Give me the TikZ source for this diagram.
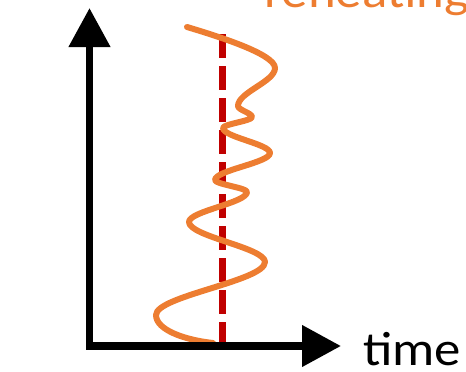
\documentclass[tikz,border=0pt]{standalone}
\usepackage{fontspec}
\newfontfamily\labelfont[FakeStretch=1.1]{Carlito}
\usetikzlibrary{arrows.meta}
\definecolor{waveorange}{HTML}{ED7D31}
\definecolor{refred}{HTML}{C00000}
\begin{document}
\begin{tikzpicture}[x=1pt,y=-1pt,
  axisline/.style={line width=7.5pt, line join=miter,
    {Triangle[length=39pt,width=40pt]}-{Triangle[length=39pt,width=40pt]}},
  refline/.style={refred, line width=7pt, dash pattern=on 24pt off 8pt},
  wavy/.style={waveorange, line width=6pt, line cap=round, line join=round},
  lbl/.style={inner sep=0pt, anchor=base west, font=\labelfont\fontsize{48}{52}\selectfont}]
\useasboundingbox (0,0) rectangle (466,372);
\clip (0,0) rectangle (466,372);
% reference line
\coordinate (reftop) at (222,34);
\coordinate (refbot) at (222,346);
\draw[refline] (reftop) -- (refbot);
% wave
\coordinate (wstart) at (187,27);
\coordinate (wend) at (213,343);
\draw[wavy] (wstart)
  .. controls (217,36) and (275,54) .. (275,68)
  .. controls (275,81.7) and (238,92.3) .. (238,106)
  .. controls (238,110) and (252,113) .. (252,117)
  .. controls (252,121) and (223,124) .. (223,128)
  .. controls (223,137) and (270,144) .. (270,153)
  .. controls (270,162.7) and (215,170.3) .. (215,180)
  .. controls (215,184.3) and (247,187.7) .. (247,192)
  .. controls (247,202.8) and (189,211.2) .. (189,222)
  .. controls (189,236.4) and (265,247.6) .. (265,262)
  .. controls (265,281) and (156,296) .. (156,315)
  .. controls (156,330) and (185,340) .. (wend);
% axes
\coordinate (ytip) at (89.5,8);
\coordinate (origin) at (89.5,346);
\coordinate (xtip) at (341,346);
\draw[axisline] (ytip) -- (origin) -- (xtip);
% labels
\node[lbl] (timelbl) at (363,365) {time};
\node[lbl, text=waveorange] (reheatlbl) at (264,8) {reheating};
\end{tikzpicture}
\end{document}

= = =

▶ WORK TO DO
Write out the full listing verbatim, excluding its pictures.

▶ RIGHT ANSWER
Give me the TikZ source for this diagram.
\documentclass[tikz,border=0pt]{standalone}
\usepackage{fontspec}
\newfontfamily\labelfont[FakeStretch=1.1]{Carlito}
\usetikzlibrary{arrows.meta}
\definecolor{waveorange}{HTML}{ED7D31}
\definecolor{refred}{HTML}{C00000}
\begin{document}
\begin{tikzpicture}[x=1pt,y=-1pt,
  axisline/.style={line width=7.5pt, line join=miter,
    {Triangle[length=39pt,width=40pt]}-{Triangle[length=39pt,width=40pt]}},
  refline/.style={refred, line width=7pt, dash pattern=on 24pt off 8pt},
  wavy/.style={waveorange, line width=6pt, line cap=round, line join=round},
  lbl/.style={inner sep=0pt, anchor=base west, font=\labelfont\fontsize{48}{52}\selectfont}]
\useasboundingbox (0,0) rectangle (466,372);
\clip (0,0) rectangle (466,372);
% reference line
\coordinate (reftop) at (222,34);
\coordinate (refbot) at (222,346);
\draw[refline] (reftop) -- (refbot);
% wave
\coordinate (wstart) at (187,27);
\coordinate (wend) at (213,343);
\draw[wavy] (wstart)
  .. controls (217,36) and (275,54) .. (275,68)
  .. controls (275,81.7) and (238,92.3) .. (238,106)
  .. controls (238,110) and (252,113) .. (252,117)
  .. controls (252,121) and (223,124) .. (223,128)
  .. controls (223,137) and (270,144) .. (270,153)
  .. controls (270,162.7) and (215,170.3) .. (215,180)
  .. controls (215,184.3) and (247,187.7) .. (247,192)
  .. controls (247,202.8) and (189,211.2) .. (189,222)
  .. controls (189,236.4) and (265,247.6) .. (265,262)
  .. controls (265,281) and (156,296) .. (156,315)
  .. controls (156,330) and (185,340) .. (wend);
% axes
\coordinate (ytip) at (89.5,8);
\coordinate (origin) at (89.5,346);
\coordinate (xtip) at (341,346);
\draw[axisline] (ytip) -- (origin) -- (xtip);
% labels
\node[lbl] (timelbl) at (363,365) {time};
\node[lbl, text=waveorange] (reheatlbl) at (264,8) {reheating};
\end{tikzpicture}
\end{document}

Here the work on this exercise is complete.